start Records for the exercise
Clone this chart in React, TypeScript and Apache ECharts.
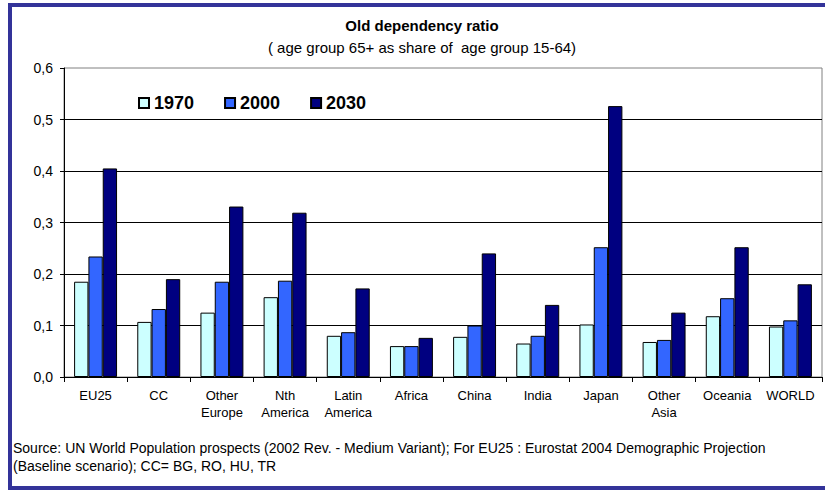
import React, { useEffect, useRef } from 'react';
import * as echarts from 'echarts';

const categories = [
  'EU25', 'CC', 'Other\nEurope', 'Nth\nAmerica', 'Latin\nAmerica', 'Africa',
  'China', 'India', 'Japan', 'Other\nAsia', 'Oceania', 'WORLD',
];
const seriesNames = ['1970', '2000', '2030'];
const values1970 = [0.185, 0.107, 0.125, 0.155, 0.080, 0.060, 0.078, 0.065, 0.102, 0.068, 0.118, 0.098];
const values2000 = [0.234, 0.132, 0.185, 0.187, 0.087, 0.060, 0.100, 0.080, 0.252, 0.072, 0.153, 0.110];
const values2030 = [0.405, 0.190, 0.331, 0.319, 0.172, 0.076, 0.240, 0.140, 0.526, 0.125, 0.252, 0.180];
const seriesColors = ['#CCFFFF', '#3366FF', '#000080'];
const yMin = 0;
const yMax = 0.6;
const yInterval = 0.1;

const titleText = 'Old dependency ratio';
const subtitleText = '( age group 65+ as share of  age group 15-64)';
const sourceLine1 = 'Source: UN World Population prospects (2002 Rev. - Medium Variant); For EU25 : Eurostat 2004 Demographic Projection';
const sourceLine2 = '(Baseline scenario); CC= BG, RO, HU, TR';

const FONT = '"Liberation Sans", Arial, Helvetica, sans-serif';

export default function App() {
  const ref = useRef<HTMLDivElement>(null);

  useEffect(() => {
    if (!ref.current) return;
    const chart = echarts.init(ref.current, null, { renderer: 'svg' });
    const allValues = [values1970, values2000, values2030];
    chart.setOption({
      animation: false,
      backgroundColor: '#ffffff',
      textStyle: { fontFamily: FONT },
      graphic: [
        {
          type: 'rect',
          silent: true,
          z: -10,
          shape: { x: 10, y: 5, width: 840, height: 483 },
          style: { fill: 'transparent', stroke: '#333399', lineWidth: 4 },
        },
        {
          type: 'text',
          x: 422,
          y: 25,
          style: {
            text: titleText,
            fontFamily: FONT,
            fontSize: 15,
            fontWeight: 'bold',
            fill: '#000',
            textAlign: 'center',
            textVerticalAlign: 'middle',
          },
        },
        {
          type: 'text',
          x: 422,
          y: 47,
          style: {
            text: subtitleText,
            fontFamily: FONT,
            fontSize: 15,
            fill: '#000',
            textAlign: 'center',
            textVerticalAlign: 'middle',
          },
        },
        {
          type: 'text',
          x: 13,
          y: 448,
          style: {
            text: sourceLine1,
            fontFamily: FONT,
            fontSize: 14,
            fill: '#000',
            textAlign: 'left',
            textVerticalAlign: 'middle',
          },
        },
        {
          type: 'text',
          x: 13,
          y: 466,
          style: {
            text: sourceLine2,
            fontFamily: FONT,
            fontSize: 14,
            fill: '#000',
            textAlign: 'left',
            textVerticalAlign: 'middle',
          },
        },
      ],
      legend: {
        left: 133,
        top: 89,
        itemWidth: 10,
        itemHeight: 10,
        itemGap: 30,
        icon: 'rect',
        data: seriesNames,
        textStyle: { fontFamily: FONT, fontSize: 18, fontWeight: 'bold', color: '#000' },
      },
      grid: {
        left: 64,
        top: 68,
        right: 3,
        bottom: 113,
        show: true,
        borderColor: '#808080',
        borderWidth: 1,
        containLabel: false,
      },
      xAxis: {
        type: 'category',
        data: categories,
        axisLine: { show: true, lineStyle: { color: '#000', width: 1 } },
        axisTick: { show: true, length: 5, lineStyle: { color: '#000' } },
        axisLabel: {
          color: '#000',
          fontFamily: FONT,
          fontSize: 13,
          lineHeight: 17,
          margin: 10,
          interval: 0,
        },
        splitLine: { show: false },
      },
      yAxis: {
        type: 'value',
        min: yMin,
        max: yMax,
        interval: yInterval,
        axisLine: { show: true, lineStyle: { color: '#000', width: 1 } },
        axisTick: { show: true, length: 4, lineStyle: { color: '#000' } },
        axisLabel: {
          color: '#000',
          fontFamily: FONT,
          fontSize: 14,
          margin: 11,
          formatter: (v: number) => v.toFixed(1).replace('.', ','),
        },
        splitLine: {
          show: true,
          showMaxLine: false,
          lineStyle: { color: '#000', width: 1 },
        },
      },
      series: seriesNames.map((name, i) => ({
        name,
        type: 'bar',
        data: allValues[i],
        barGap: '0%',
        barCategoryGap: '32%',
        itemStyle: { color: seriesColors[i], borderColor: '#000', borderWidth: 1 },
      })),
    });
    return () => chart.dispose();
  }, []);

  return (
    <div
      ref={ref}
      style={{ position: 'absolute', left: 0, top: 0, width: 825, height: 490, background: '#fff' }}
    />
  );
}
end Records for the exercise
start Records for the exercise
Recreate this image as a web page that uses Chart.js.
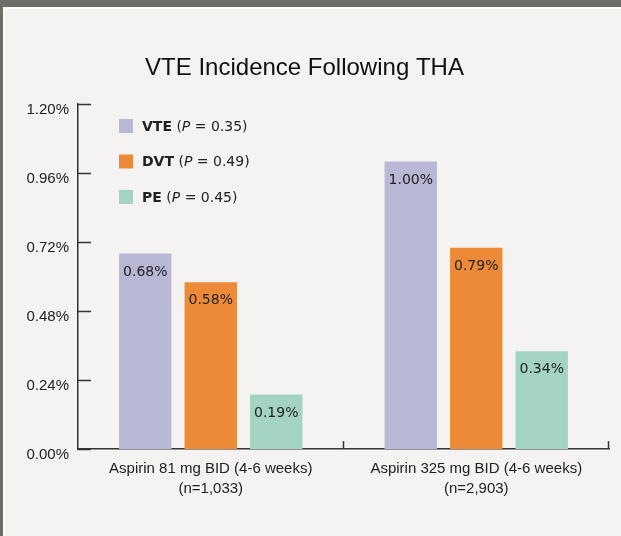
end Records for the exercise
The exercise ::
Give again the lines from "Clone this chart" to "import * as echarts from 'echarts';" exactly, both of those lines included, and do not include any pictures.

The completed task ::
Clone this chart in React, TypeScript and Apache ECharts.
import React, { useEffect, useRef } from 'react';
import * as echarts from 'echarts';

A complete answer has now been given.